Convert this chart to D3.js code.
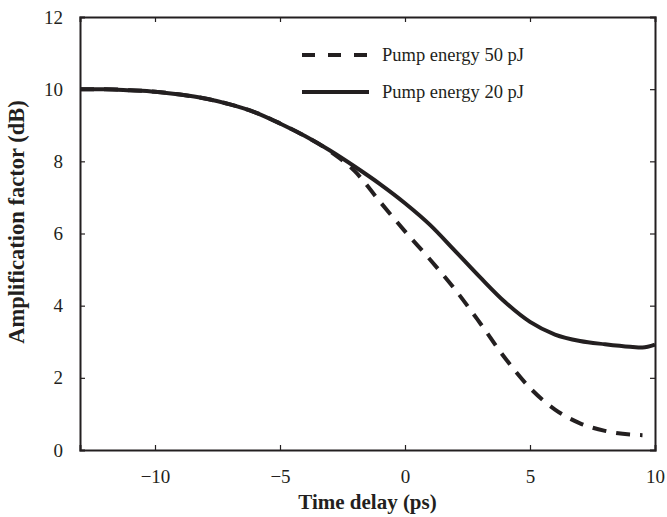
<!DOCTYPE html>
<html>
<head>
<meta charset="utf-8">
<script src="https://cdn.jsdelivr.net/npm/d3@7"></script>
<style>
	body { margin: 0; background: #fff; }
	svg { display: block; }
	text { font-family: "Liberation Serif", "Times New Roman", serif; fill: #231f20; }
</style>
</head>
<body>
<div id="chart"></div>
<script>
// time delay (ps) and amplification (dB)
var delay20 = [-13, -12, -11, -10, -9, -8, -7, -6, -5, -4, -3, -2, -1, 0, 1, 2, 3, 4, 5, 6, 7, 8, 9, 9.5, 10];
var gain20  = [10.0, 10.0, 9.97, 9.93, 9.85, 9.74, 9.58, 9.36, 9.05, 8.7, 8.3, 7.85, 7.37, 6.84, 6.24, 5.52, 4.79, 4.1, 3.55, 3.2, 3.02, 2.93, 2.86, 2.84, 2.92];

var delay50 = [-13, -12, -11, -10, -9, -8, -7, -6, -5, -4, -3, -2, -1, 0, 1, 2, 3, 4, 5, 6, 7, 8, 9, 9.5];
var gain50  = [10.0, 10.0, 9.97, 9.93, 9.85, 9.74, 9.58, 9.36, 9.05, 8.7, 8.28, 7.72, 6.88, 6.06, 5.28, 4.45, 3.52, 2.55, 1.72, 1.12, 0.74, 0.53, 0.43, 0.41];

var xTicks = [-10, -5, 0, 5, 10];
var yTicks = [0, 2, 4, 6, 8, 10, 12];
var legendLabels = ["Pump energy 50 pJ", "Pump energy 20 pJ"];

var width = 667,
	height = 517,
	margin = {top: 17, right: 12, bottom: 67, left: 80},
	ink = "#231f20";

var svg = d3.select("#chart").append("svg")
	.attr("width", width)
	.attr("height", height);

var x = d3.scaleLinear().domain([-13, 10]).range([margin.left, width - margin.right]);
var y = d3.scaleLinear().domain([0, 12]).range([height - margin.bottom, margin.top]);

function pairs(xs, ys) {
	return xs.map(function(d, i) { return [d, ys[i]]; });
}

var line = d3.line()
	.x(function(d) { return x(d[0]); })
	.y(function(d) { return y(d[1]); })
	.curve(d3.curveMonotoneX);

// curves
svg.append("path")
	.datum(pairs(delay20, gain20))
	.attr("d", line)
	.attr("fill", "none")
	.attr("stroke", ink)
	.attr("stroke-width", 4);

svg.append("path")
	.datum(pairs(delay50, gain50))
	.attr("d", line)
	.attr("fill", "none")
	.attr("stroke", ink)
	.attr("stroke-width", 4)
	.attr("stroke-dasharray", "14,10");

// axes, ticks inside on all four sides
var tickLen = 5;
var fmt = function(d) { return d < 0 ? "\u2212" + Math.abs(d) : d; };

var axisB = svg.append("g").attr("transform", "translate(0," + y(0) + ")")
	.call(d3.axisBottom(x).tickValues(xTicks).tickSize(-tickLen).tickPadding(20).tickFormat(fmt));
var axisT = svg.append("g").attr("transform", "translate(0," + y(12) + ")")
	.call(d3.axisTop(x).tickValues(xTicks).tickSize(-tickLen).tickFormat(""));
var axisL = svg.append("g").attr("transform", "translate(" + x(-13) + ",0)")
	.call(d3.axisLeft(y).tickValues(yTicks).tickSize(-tickLen).tickPadding(17));
var axisR = svg.append("g").attr("transform", "translate(" + x(10) + ",0)")
	.call(d3.axisRight(y).tickValues(yTicks).tickSize(-tickLen).tickFormat(""));

[axisB, axisT, axisL, axisR].forEach(function(g) {
	g.select(".domain").attr("stroke", ink).attr("stroke-width", 2);
	g.selectAll(".tick line").attr("stroke", ink).attr("stroke-width", 1.2);
	g.selectAll(".tick text")
		.attr("font-family", "Liberation Serif")
		.attr("font-size", 19)
		.attr("fill", ink);
});
// the end ticks sit on the frame
axisB.selectAll(".tick line").filter(function(d) { return d == 10; }).remove();
axisT.selectAll(".tick line").filter(function(d) { return d == 10; }).remove();
axisL.selectAll(".tick line").filter(function(d) { return d == 0 || d == 12; }).remove();
axisR.selectAll(".tick line").filter(function(d) { return d == 0 || d == 12; }).remove();

// axis titles
svg.append("text")
	.attr("x", (x(-13) + x(10)) / 2)
	.attr("y", 509)
	.attr("text-anchor", "middle")
	.attr("font-size", 21)
	.attr("font-weight", "bold")
	.text("Time delay (ps)");

svg.append("text")
	.attr("transform", "translate(24,222) rotate(-90)")
	.attr("text-anchor", "middle")
	.attr("font-size", 22.5)
	.attr("font-weight", "bold")
	.text("Amplification factor (dB)");

// legend
var legend = svg.append("g");
var legendY = [55, 92];
legendLabels.forEach(function(label, i) {
	legend.append("line")
		.attr("x1", 302).attr("x2", 369)
		.attr("y1", legendY[i]).attr("y2", legendY[i])
		.attr("stroke", ink)
		.attr("stroke-width", 4)
		.attr("stroke-dasharray", i == 0 ? "13,13" : null);
	legend.append("text")
		.attr("x", 382)
		.attr("y", legendY[i] + 6)
		.attr("font-size", 18.5)
		.text(label);
});
</script>
</body>
</html>
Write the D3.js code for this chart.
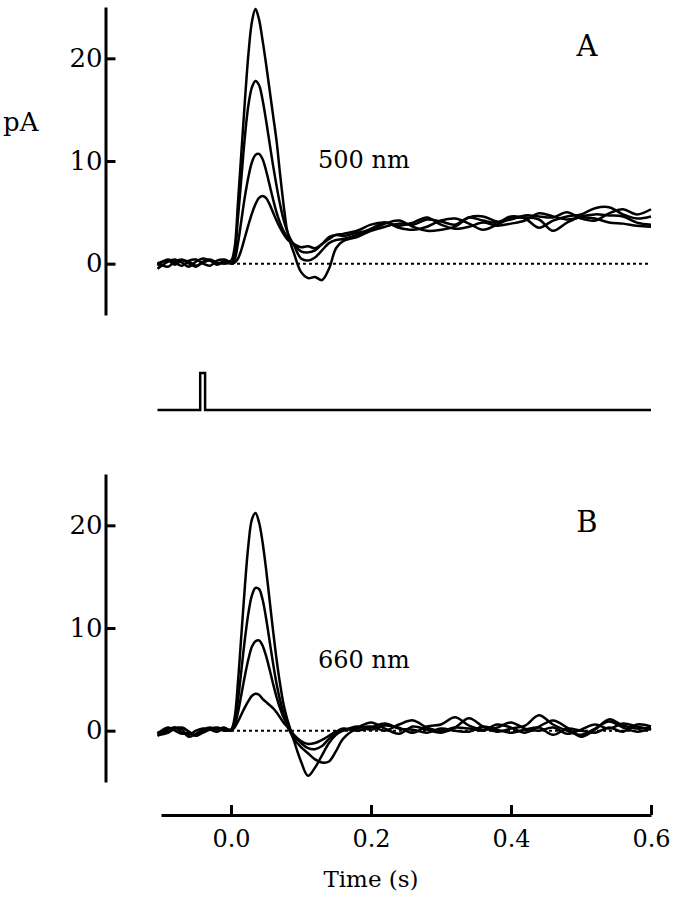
<!DOCTYPE html>
<html>
<head>
<meta charset="utf-8">
<script src="https://cdn.jsdelivr.net/npm/d3@7"></script>
<style>
  body { margin: 0; background: #fff; }
  text { font-family: "DejaVu Serif", serif; fill: #000; }
</style>
</head>
<body>
<div id="chart"></div>
<script>
// Time points (s) shared by all traces
var times = [-0.105, -0.09, -0.08, -0.07, -0.06, -0.05, -0.04, -0.03, -0.02, -0.01, 0,
  0.005, 0.01, 0.015, 0.02, 0.025, 0.03, 0.035, 0.04, 0.045, 0.05, 0.055, 0.06, 0.065, 0.07, 0.075, 0.08, 0.085, 0.09,
  0.1, 0.11, 0.12, 0.13, 0.14, 0.15, 0.16,
  0.18, 0.2, 0.22, 0.24, 0.26, 0.28, 0.3, 0.32, 0.34, 0.36, 0.38, 0.4, 0.42, 0.44, 0.46, 0.48, 0.5, 0.52, 0.54, 0.56, 0.58, 0.6];

// Panel A, 500 nm (pA)
var a1 = [-0.5, 0.2, 0.4, 0.1, -0.3, 0.2, 0.5, 0.3, -0.1, 0.2, 0.3,
  1.5, 6.0, 11.0, 16.0, 20.5, 23.6, 24.8, 23.8, 21.8, 19.5, 17.0, 14.5, 12.0, 8.8, 5.8, 3.3, 2.0, 1.0,
  -0.8, -1.4, -1.3, -1.6, -0.5, 1.5, 2.2,
  2.6, 3.2, 3.6, 3.9, 3.8, 4.3, 4.1, 3.8, 4.5, 4.2, 4.0, 4.6, 4.4, 3.5, 4.2, 4.6, 4.8, 5.4, 5.5, 4.8, 4.4, 4.6];
var a2 = [-0.2, 0.4, 0.1, -0.2, 0.3, 0.4, 0.0, -0.2, 0.3, 0.4, 0.2,
  1.0, 4.5, 8.5, 12.5, 15.5, 17.2, 17.8, 17.4, 16.0, 14.0, 11.8, 9.6, 7.6, 5.8, 4.3, 3.2, 2.4, 1.8,
  0.5, 0.3, 0.6, 1.3, 2.0, 2.3, 2.4,
  2.8, 3.4, 4.0, 3.5, 3.3, 3.6, 4.2, 4.4, 3.9, 3.3, 3.8, 4.4, 4.5, 4.3, 3.2, 4.0, 4.6, 4.8, 4.7, 4.6, 4.0, 3.8];
var a3 = [0.1, -0.3, 0.2, 0.4, 0.0, -0.3, 0.2, 0.4, 0.1, 0.0, 0.1,
  0.4, 2.0, 4.3, 6.6, 8.5, 9.9, 10.6, 10.7, 10.2, 9.1, 7.7, 6.3, 5.0, 4.0, 3.2, 2.6, 2.2, 1.9,
  1.2, 1.1, 1.3, 1.9, 2.6, 2.8, 2.7,
  3.0, 3.3, 3.9, 4.2, 3.6, 3.2, 3.3, 3.6, 4.5, 4.6, 4.1, 4.3, 4.7, 4.6, 4.5, 5.0, 4.4, 4.2, 4.9, 5.3, 4.8, 5.3];
var a4 = [0.0, 0.3, -0.1, 0.3, 0.2, -0.2, 0.1, 0.3, 0.0, 0.2, 0.0,
  0.1, 0.5, 1.4, 2.6, 3.8, 4.9, 5.8, 6.4, 6.6, 6.4, 5.8, 5.0, 4.2, 3.5, 2.9, 2.4, 2.1, 1.9,
  1.6, 1.7, 1.5, 1.9, 2.4, 2.8, 2.9,
  3.2, 3.8, 4.0, 3.7, 4.0, 4.5, 3.8, 3.4, 3.6, 4.0, 3.7, 3.9, 4.2, 4.9, 4.6, 4.3, 4.5, 4.4, 4.0, 3.9, 3.7, 3.6];

// Panel B, 660 nm (pA)
var b1 = [-0.4, -0.2, 0.2, 0.3, -0.1, -0.5, -0.2, 0.1, 0.2, 0.0, 0.1,
  1.2, 4.8, 9.5, 14.2, 18.2, 20.6, 21.2, 20.3, 18.4, 15.8, 12.8, 9.8, 7.0, 4.6, 2.6, 1.2, 0.1, -1.0,
  -3.0, -4.4, -3.6, -2.4, -1.2, -0.4, 0.0,
  0.3, 0.8, 0.2, -0.3, 0.4, 0.1, -0.2, 0.3, 1.2, 0.4, -0.1, 0.2, 0.5, 1.5, 0.6, 0.0, -0.4, 0.2, 0.9, 0.3, -0.1, 0.2];
var b2 = [-0.2, 0.1, 0.3, -0.2, -0.4, 0.0, 0.2, 0.1, -0.1, 0.2, 0.1,
  0.8, 3.0, 6.0, 9.0, 11.5, 13.2, 13.9, 13.8, 12.8, 11.0, 8.8, 6.6, 4.6, 3.0, 1.7, 0.6, -0.2, -0.8,
  -1.6, -2.2, -2.8, -3.1, -3.0, -2.0, -0.8,
  0.2, 0.4, 0.0, 0.6, 1.0, 0.3, 0.0, 0.3, 0.2, 0.0, 0.6, 0.3, -0.2, 0.4, 1.0, 0.3, -0.6, 0.1, 1.1, 0.5, 0.2, 0.3];
var b3 = [-0.5, 0.0, 0.3, 0.1, -0.6, -0.3, 0.1, 0.3, 0.1, 0.3, 0.0,
  0.5, 1.8, 3.6, 5.4, 7.0, 8.2, 8.7, 8.8, 8.3, 7.3, 6.0, 4.6, 3.3, 2.2, 1.3, 0.6, 0.0, -0.5,
  -1.2, -1.7, -1.8, -1.5, -0.8, -0.3, 0.0,
  0.4, 0.1, 0.5, 0.3, -0.2, 0.4, 0.6, 1.3, 0.5, 0.1, 0.3, 0.8, 0.2, 0.0, 0.3, -0.3, 0.1, 0.6, 0.2, 0.7, 0.4, 0.1];
var b4 = [-0.3, 0.3, 0.0, -0.3, -0.2, -0.5, 0.0, 0.2, 0.3, 0.1, 0.0,
  0.3, 0.9, 1.6, 2.3, 2.9, 3.4, 3.6, 3.5, 3.1, 2.8, 2.5, 2.2, 1.8, 1.3, 0.8, 0.4, 0.0, -0.4,
  -1.0, -1.3, -1.2, -0.9, -0.5, -0.1, 0.2,
  0.0, 0.3, 0.7, 0.2, 0.1, -0.2, 0.2, 0.0, -0.1, 0.4, 0.1, -0.2, 0.1, 0.3, -0.4, 0.2, 0.0, -0.2, 0.3, -0.1, 0.6, 0.4];

// Stimulus trace (relative level)
var stimTimes = [-0.105, -0.044, -0.044, -0.037, -0.037, 0.6];
var stimLevels = [0, 0, 1, 1, 0, 0];

// Axis ticks
var yTicks = [0, 10, 20];
var xTicks = [0.0, 0.2, 0.4, 0.6];

var width = 673, height = 900;

var svg = d3.select("#chart")
  .append("svg")
    .attr("width", width)
    .attr("height", height);

svg.append("rect").attr("width", width).attr("height", height).attr("fill", "#fff");

// Shared time scale
var x = d3.scaleLinear()
  .domain([-0.1, 0.6])
  .range([161, 651]);

// Draw one panel: y axis, zero line, traces
function drawPanel(traces, top, bottom, label, labelY, waveText, waveY) {
  var y = d3.scaleLinear()
    .domain([-5, 25])
    .range([bottom, top]);

  var axis = svg.append("g")
    .attr("transform", "translate(105.5,0)")
    .call(d3.axisLeft(y).tickValues(yTicks).tickSizeInner(-10).tickSizeOuter(0).tickPadding(3));
  axis.select(".domain").attr("stroke-width", 3);
  axis.selectAll(".tick line").attr("stroke-width", 3);
  axis.selectAll(".tick text")
    .style("font-size", "26px")
    .attr("font-family", null);

  // Dotted zero line
  svg.append("line")
    .attr("x1", x(0))
    .attr("x2", x(0.6))
    .attr("y1", y(0))
    .attr("y2", y(0))
    .attr("stroke", "#000")
    .attr("stroke-width", 2)
    .attr("stroke-dasharray", "3,3");

  var line = d3.line()
    .x(function(d, i) { return x(times[i]); })
    .y(function(d) { return y(d); })
    .curve(d3.curveCatmullRom.alpha(0.5));

  traces.forEach(function(tr) {
    svg.append("path")
      .datum(tr)
      .attr("fill", "none")
      .attr("stroke", "#000")
      .attr("stroke-width", 2.5)
      .attr("stroke-linejoin", "round")
      .attr("d", line);
  });

  svg.append("text")
    .attr("x", 587)
    .attr("y", labelY)
    .attr("text-anchor", "middle")
    .style("font-size", "29px")
    .text(label);

  svg.append("text")
    .attr("x", 318)
    .attr("y", waveY)
    .style("font-size", "24px")
    .text(waveText);

  return y;
}

drawPanel([a1, a2, a3, a4], 7, 315, "A", 56, "500 nm", 168);
drawPanel([b1, b2, b3, b4], 474, 782, "B", 532, "660 nm", 668);

// pA unit label
svg.append("text")
  .attr("x", 3)
  .attr("y", 131)
  .style("font-size", "26px")
  .text("pA");

// Stimulus marker
var ys = d3.scaleLinear().domain([0, 1]).range([410, 373]);
svg.append("path")
  .datum(stimLevels)
  .attr("fill", "none")
  .attr("stroke", "#000")
  .attr("stroke-width", 2.5)
  .attr("d", d3.line()
    .x(function(d, i) { return x(stimTimes[i]); })
    .y(function(d) { return ys(d); })
  );

// Time axis at the bottom
var xAxis = svg.append("g")
  .attr("transform", "translate(0,815)")
  .call(d3.axisBottom(x).tickValues(xTicks).tickFormat(d3.format(".1f")).tickSizeInner(-10).tickSizeOuter(0).tickPadding(15));
xAxis.select(".domain").attr("stroke-width", 3);
xAxis.selectAll(".tick line").attr("stroke-width", 3);
xAxis.selectAll(".tick text")
  .style("font-size", "24px")
  .attr("font-family", null);

svg.append("text")
  .attr("x", 371)
  .attr("y", 887)
  .attr("text-anchor", "middle")
  .style("font-size", "23px")
  .text("Time (s)");
</script>
</body>
</html>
•••
Repeat the records above exactly, from the first line through the line containing "var fmt = function(d)", and leave out the pictures.

Convert this chart to D3.js code.
<!DOCTYPE html>
<html>
<head>
<meta charset="utf-8">
<script src="https://cdn.jsdelivr.net/npm/d3@7"></script>
<style>
	body { margin: 0; background: #fff; }
	svg { display: block; }
	text { font-family: "Liberation Serif", "Times New Roman", serif; fill: #231f20; }
</style>
</head>
<body>
<div id="chart"></div>
<script>
// time delay (ps) and amplification (dB)
var delay20 = [-13, -12, -11, -10, -9, -8, -7, -6, -5, -4, -3, -2, -1, 0, 1, 2, 3, 4, 5, 6, 7, 8, 9, 9.5, 10];
var gain20  = [10.0, 10.0, 9.97, 9.93, 9.85, 9.74, 9.58, 9.36, 9.05, 8.7, 8.3, 7.85, 7.37, 6.84, 6.24, 5.52, 4.79, 4.1, 3.55, 3.2, 3.02, 2.93, 2.86, 2.84, 2.92];

var delay50 = [-13, -12, -11, -10, -9, -8, -7, -6, -5, -4, -3, -2, -1, 0, 1, 2, 3, 4, 5, 6, 7, 8, 9, 9.5];
var gain50  = [10.0, 10.0, 9.97, 9.93, 9.85, 9.74, 9.58, 9.36, 9.05, 8.7, 8.28, 7.72, 6.88, 6.06, 5.28, 4.45, 3.52, 2.55, 1.72, 1.12, 0.74, 0.53, 0.43, 0.41];

var xTicks = [-10, -5, 0, 5, 10];
var yTicks = [0, 2, 4, 6, 8, 10, 12];
var legendLabels = ["Pump energy 50 pJ", "Pump energy 20 pJ"];

var width = 667,
	height = 517,
	margin = {top: 17, right: 12, bottom: 67, left: 80},
	ink = "#231f20";

var svg = d3.select("#chart").append("svg")
	.attr("width", width)
	.attr("height", height);

var x = d3.scaleLinear().domain([-13, 10]).range([margin.left, width - margin.right]);
var y = d3.scaleLinear().domain([0, 12]).range([height - margin.bottom, margin.top]);

function pairs(xs, ys) {
	return xs.map(function(d, i) { return [d, ys[i]]; });
}

var line = d3.line()
	.x(function(d) { return x(d[0]); })
	.y(function(d) { return y(d[1]); })
	.curve(d3.curveMonotoneX);

// curves
svg.append("path")
	.datum(pairs(delay20, gain20))
	.attr("d", line)
	.attr("fill", "none")
	.attr("stroke", ink)
	.attr("stroke-width", 4);

svg.append("path")
	.datum(pairs(delay50, gain50))
	.attr("d", line)
	.attr("fill", "none")
	.attr("stroke", ink)
	.attr("stroke-width", 4)
	.attr("stroke-dasharray", "14,10");

// axes, ticks inside on all four sides
var tickLen = 5;
var fmt = function(d) { return d < 0 ? "\u2212" + Math.abs(d) : d; };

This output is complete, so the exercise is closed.